:: TASK PROMPT ::
Pictures excluded, reproduce exactly the lines below from the one with "Clone this chart in matplotlib." through the one with "plt.rcParams['font.family'] = ['Lato', 'DejaVu", both included.

:: DATASET CONTENT ::
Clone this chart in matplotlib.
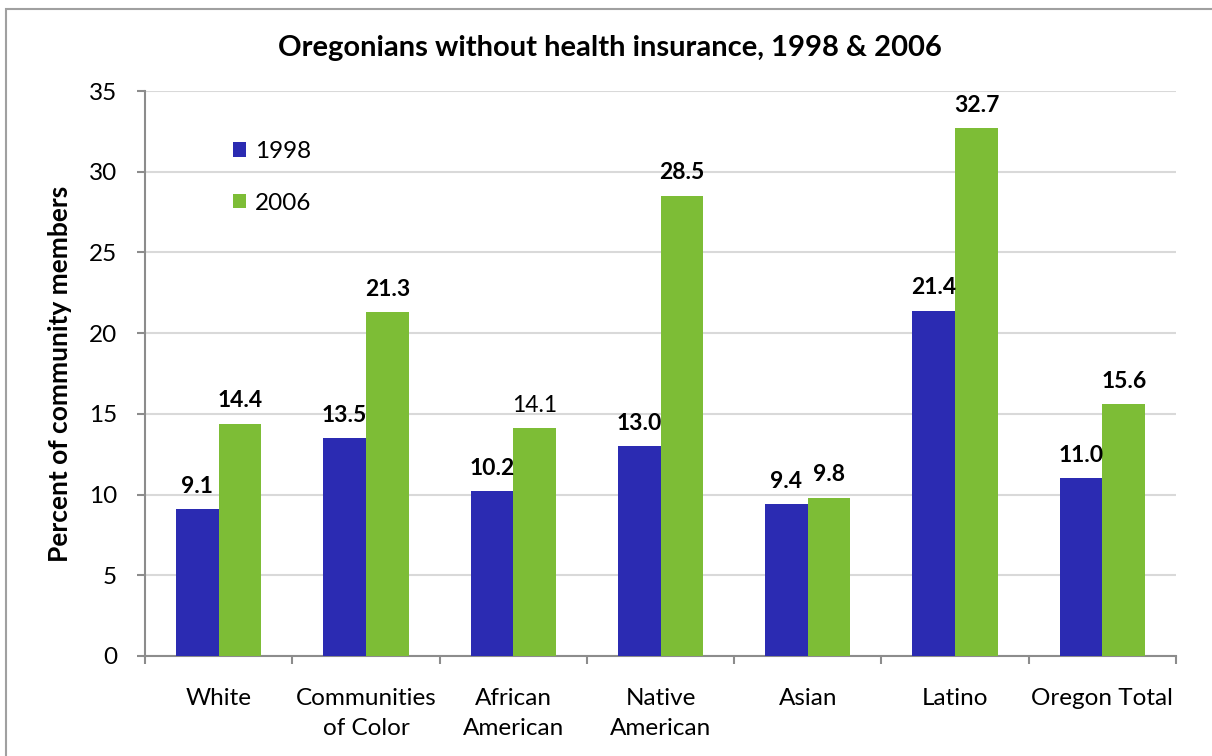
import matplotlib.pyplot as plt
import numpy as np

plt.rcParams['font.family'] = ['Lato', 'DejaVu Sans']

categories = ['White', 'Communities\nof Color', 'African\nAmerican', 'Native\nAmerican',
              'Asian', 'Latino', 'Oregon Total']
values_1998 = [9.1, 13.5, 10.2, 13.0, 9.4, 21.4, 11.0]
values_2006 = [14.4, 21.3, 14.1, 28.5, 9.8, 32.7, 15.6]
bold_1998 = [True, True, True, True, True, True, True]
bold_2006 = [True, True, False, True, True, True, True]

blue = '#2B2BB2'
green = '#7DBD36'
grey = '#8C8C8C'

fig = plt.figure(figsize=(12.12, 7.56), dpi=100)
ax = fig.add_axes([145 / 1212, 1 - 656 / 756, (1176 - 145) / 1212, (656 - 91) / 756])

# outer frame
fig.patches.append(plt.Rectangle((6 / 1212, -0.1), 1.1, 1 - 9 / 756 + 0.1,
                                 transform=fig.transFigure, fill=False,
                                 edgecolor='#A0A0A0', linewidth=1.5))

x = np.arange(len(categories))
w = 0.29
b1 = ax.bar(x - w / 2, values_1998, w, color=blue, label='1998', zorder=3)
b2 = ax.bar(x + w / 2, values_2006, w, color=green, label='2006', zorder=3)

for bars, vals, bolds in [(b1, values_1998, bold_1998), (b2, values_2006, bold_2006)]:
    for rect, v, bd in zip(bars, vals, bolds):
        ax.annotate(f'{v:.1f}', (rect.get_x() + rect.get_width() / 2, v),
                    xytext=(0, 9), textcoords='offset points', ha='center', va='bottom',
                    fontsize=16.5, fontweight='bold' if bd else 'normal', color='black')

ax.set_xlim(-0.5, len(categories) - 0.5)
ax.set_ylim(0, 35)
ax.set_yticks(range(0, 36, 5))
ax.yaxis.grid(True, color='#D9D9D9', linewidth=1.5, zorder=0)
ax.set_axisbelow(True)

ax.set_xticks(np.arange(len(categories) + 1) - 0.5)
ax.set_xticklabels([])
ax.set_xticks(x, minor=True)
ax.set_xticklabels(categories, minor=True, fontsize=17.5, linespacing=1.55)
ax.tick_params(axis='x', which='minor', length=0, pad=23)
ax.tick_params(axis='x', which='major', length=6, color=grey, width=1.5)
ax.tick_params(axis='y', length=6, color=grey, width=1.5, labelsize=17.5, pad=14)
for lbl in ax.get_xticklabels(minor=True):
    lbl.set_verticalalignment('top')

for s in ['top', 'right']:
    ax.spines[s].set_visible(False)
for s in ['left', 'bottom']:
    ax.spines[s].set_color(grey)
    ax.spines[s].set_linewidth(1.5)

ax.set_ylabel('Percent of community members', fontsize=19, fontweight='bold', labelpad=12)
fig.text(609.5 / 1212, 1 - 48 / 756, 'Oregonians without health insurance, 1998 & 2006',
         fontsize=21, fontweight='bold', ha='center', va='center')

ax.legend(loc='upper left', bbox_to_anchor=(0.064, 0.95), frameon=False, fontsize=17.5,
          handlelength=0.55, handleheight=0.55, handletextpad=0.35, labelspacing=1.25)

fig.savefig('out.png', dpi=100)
* * *
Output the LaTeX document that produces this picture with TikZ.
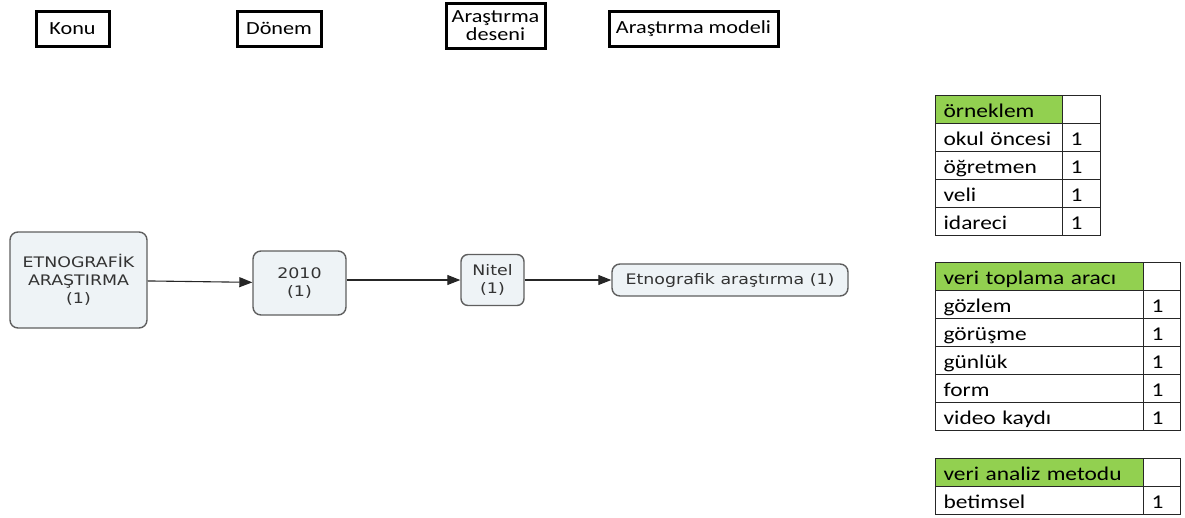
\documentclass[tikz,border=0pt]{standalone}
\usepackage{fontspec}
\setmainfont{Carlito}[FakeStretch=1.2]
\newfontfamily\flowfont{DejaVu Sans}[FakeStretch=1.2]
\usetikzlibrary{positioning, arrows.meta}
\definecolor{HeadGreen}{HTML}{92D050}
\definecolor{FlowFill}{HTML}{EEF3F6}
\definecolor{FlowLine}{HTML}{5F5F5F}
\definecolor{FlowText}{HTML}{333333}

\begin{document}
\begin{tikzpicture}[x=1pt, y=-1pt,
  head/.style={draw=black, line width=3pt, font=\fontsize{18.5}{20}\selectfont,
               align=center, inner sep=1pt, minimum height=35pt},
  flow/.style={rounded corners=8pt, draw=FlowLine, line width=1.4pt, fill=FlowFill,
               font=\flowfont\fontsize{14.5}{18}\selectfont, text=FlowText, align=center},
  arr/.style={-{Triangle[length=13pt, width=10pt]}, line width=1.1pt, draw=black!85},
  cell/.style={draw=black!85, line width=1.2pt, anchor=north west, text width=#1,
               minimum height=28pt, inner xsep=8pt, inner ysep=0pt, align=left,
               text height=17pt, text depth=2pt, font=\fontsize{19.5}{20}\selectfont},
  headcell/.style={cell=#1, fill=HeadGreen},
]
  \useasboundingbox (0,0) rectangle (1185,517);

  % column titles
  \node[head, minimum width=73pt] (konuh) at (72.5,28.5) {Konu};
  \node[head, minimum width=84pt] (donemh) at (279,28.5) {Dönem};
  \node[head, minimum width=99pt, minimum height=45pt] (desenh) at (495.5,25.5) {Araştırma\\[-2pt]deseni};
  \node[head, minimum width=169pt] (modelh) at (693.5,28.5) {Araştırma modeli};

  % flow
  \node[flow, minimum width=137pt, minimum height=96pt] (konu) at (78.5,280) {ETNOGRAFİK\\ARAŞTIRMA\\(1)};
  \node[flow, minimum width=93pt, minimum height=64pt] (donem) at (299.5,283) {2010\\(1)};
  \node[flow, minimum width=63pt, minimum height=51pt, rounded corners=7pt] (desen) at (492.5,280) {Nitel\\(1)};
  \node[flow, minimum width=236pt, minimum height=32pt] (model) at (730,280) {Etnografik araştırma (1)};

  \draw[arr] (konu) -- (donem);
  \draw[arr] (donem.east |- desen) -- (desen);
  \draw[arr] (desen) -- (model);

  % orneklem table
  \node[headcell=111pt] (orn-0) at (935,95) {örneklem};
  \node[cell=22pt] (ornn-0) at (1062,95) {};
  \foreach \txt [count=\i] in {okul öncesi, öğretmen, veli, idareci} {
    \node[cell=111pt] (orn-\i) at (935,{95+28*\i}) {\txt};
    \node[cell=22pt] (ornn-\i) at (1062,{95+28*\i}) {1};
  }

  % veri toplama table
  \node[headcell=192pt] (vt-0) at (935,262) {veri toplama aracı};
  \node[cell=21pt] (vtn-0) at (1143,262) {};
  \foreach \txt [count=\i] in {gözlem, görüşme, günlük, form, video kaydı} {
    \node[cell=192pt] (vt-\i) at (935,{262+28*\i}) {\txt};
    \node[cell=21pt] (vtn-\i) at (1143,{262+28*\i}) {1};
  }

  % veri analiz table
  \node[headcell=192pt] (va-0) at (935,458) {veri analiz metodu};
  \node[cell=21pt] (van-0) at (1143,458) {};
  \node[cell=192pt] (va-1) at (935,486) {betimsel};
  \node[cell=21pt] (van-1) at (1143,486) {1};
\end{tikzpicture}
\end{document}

:: EXERCISE RESPONSE ::
Clone this chart in matplotlib.
import matplotlib.pyplot as plt
import numpy as np

plt.rcParams['font.family'] = ['Lato', 'DejaVu Sans']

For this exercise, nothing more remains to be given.